WRITTEN TASK -> All lines from the beginning of the listing through the line with "var orange = '#ffa500';" are to be copied word for word; the pictures are not.

RECORDED INFORMATION ->

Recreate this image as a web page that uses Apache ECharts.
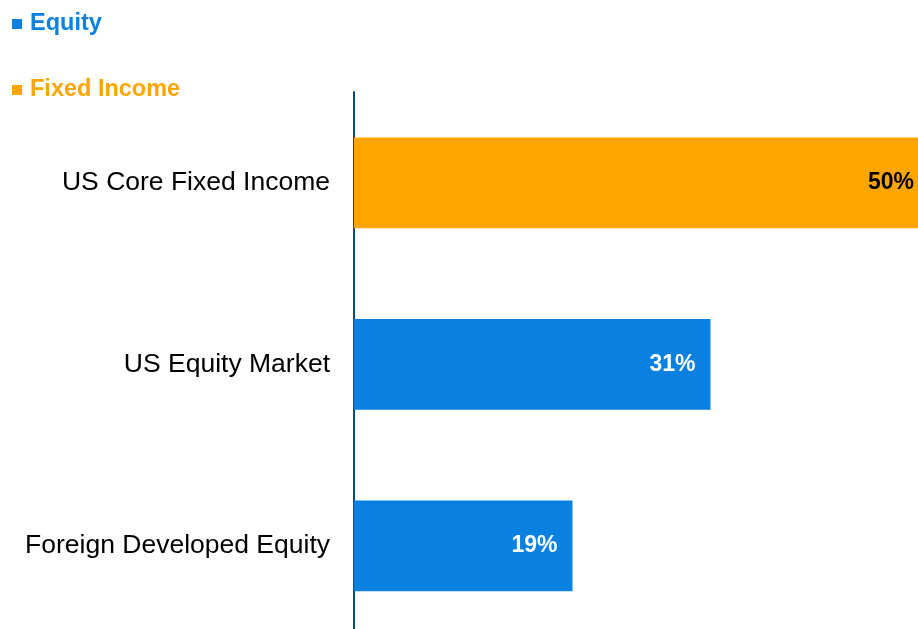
<!DOCTYPE html>
<html>
<head>
<meta charset="utf-8">
<script src="https://cdn.jsdelivr.net/npm/echarts@6/dist/echarts.min.js"></script>
<style>
  html, body { margin: 0; padding: 0; background: #fff; }
  #chart { width: 918px; height: 629px; }
</style>
</head>
<body>
<div id="chart"></div>
<script>
// categories top to bottom
var categories = ['US Core Fixed Income', 'US Equity Market', 'Foreign Developed Equity'];
var equityValues = [null, 31, 19];
var fixedIncomeValues = [50, null, null];

var blue = '#0a80e0';
var orange = '#ffa500';

var mychart = echarts.init(document.getElementById('chart'));
var option = {
    animation: false,
    textStyle: { fontFamily: 'Liberation Sans, Arial, sans-serif' },
    legend: {
        orient: 'vertical',
        left: 7,
        top: 6,
        itemWidth: 10,
        itemHeight: 10,
        itemGap: 40,
        icon: 'rect',
        data: [
            { name: 'Equity', textStyle: { color: blue } },
            { name: 'Fixed Income', textStyle: { color: orange } }
        ],
        textStyle: { fontSize: 23.5, fontWeight: 'bold', lineHeight: 26, padding: [0, 0, 0, 3] }
    },
    grid: { left: 354, right: -11, top: 92, bottom: -7.5, containLabel: false, outerBoundsMode: 'none' },
    xAxis: {
        type: 'value',
        min: 0,
        max: 50,
        show: false
    },
    yAxis: {
        type: 'category',
        inverse: true,
        data: categories,
        axisLine: { show: true, lineStyle: { color: '#0b4a7e', width: 2 } },
        axisTick: { show: false },
        axisLabel: { color: '#000', fontSize: 26.5, margin: 24 }
    },
    series: [
        {
            name: 'Equity',
            type: 'bar',
            stack: 'all',
            barWidth: '50%',
            data: equityValues,
            itemStyle: { color: blue },
            label: {
                show: true,
                position: 'insideRight',
                distance: 15,
                color: '#fff',
                fontSize: 23,
                fontWeight: 'bold',
                formatter: '{c}%'
            }
        },
        {
            name: 'Fixed Income',
            type: 'bar',
            stack: 'all',
            barWidth: '50%',
            data: fixedIncomeValues,
            itemStyle: { color: orange },
            label: {
                show: true,
                position: 'insideRight',
                distance: 15,
                color: '#000',
                fontSize: 23,
                fontWeight: 'bold',
                formatter: '{c}%'
            }
        }
    ]
};
mychart.setOption(option);
</script>
</body>
</html>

CORRECT OUTPUT ->
Recreate this image as a web page that uses Apache ECharts.
<!DOCTYPE html>
<html>
<head>
<meta charset="utf-8">
<script src="https://cdn.jsdelivr.net/npm/echarts@6/dist/echarts.min.js"></script>
<style>
  html, body { margin: 0; padding: 0; background: #fff; }
  #chart { width: 918px; height: 629px; }
</style>
</head>
<body>
<div id="chart"></div>
<script>
// categories top to bottom
var categories = ['US Core Fixed Income', 'US Equity Market', 'Foreign Developed Equity'];
var equityValues = [null, 31, 19];
var fixedIncomeValues = [50, null, null];

var blue = '#0a80e0';
var orange = '#ffa500';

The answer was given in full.